It seems like yesterday that the Beatles played Toronto year after year
The Fab Four always drew fans when in Toronto, but they caused less of a frenzy here over time
In 1965 and 1966, the Beatles played Maple Leaf Gardens on Aug. 17 — their second and third appearances in Toronto.
The city had experienced the chaos of Beatlemania before, when they played two September concerts in 1964.
Back then, the quartet delivered two half-hour sets which a Globe and Mail reporter described as impossible to hear, because "four Beatles can't out-vocalize a Maple Leaf Gardens full of youngsters baying out their adulation."
When they made their return in 1965, the story was much the same.
The city's teenagers greeted them with the same enthusiasm, camping out to capture the coveted tickets to one of the two shows.
And as they had the first visit, fans subjected the quartet — and the city's police force — to their frenzied attempts to reach out and touch the group on their arrival at the airport, on their way from their hotel to the concerts, and at the concerts.

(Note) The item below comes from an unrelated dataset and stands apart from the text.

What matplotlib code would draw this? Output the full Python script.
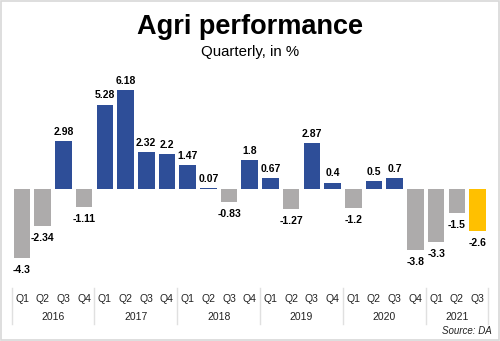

No plans to be anybody else
At the between-concert press conference, reporters asked for a critique of their questions.
John Lennon said "some of them are good, some of them are bad, and some of them are good."
He elicited hearty laughs with his quip about how he liked being a Beatle.
"It's good, we like it," he stated. "Or else we'd be the Rolling Stones."
Frenzy to 'mere popularity'?
When the Beatles returned to play on the same day a year later, the city — and the police — were ready for them.
But the situation did not seem quite so frenzied, as the Toronto Star reported on Aug. 17, 1966.
The police presence at the airport, awaiting the group's arrival, began with 150 officers, but with only about 70 fans on hand, many were sent home. The paper said only about "40 RCMP and city police [were] present" when the plane touched down.
Comparing the numbers of fans who turned out at the airport — 10,000 in '64, 1,000 in '65 and a "generous" estimate of 800 the night before, the Star suggested "the 1964 frenzy has slumped to mere popularity in 1966."
That year, as they had before, the Beatles played two concerts, although newspaper reports put the afternoon show at less-than-capacity, with only 15,000 concertgoers, as compared to the 18,000 at the evening show.
The press was curious to know if this was concerning to the quartet.
'We'll be the last to worry'
George Harrison took the microphone for that question.
"Well for a start, there's no signs as far as we're concerned of it diminishing," he began. "Our records and our shows are still selling as well as ever."
"You're finished, George, you're finished," Paul McCartney interrupted.
"And if our popularity does diminish, well, we'll be the last to worry," Harrison concluded.
Perhaps he was reflecting on the expected $96,000 payout — the equivalent of nearly $750,000 today — from their Toronto shows that they would be taking with them.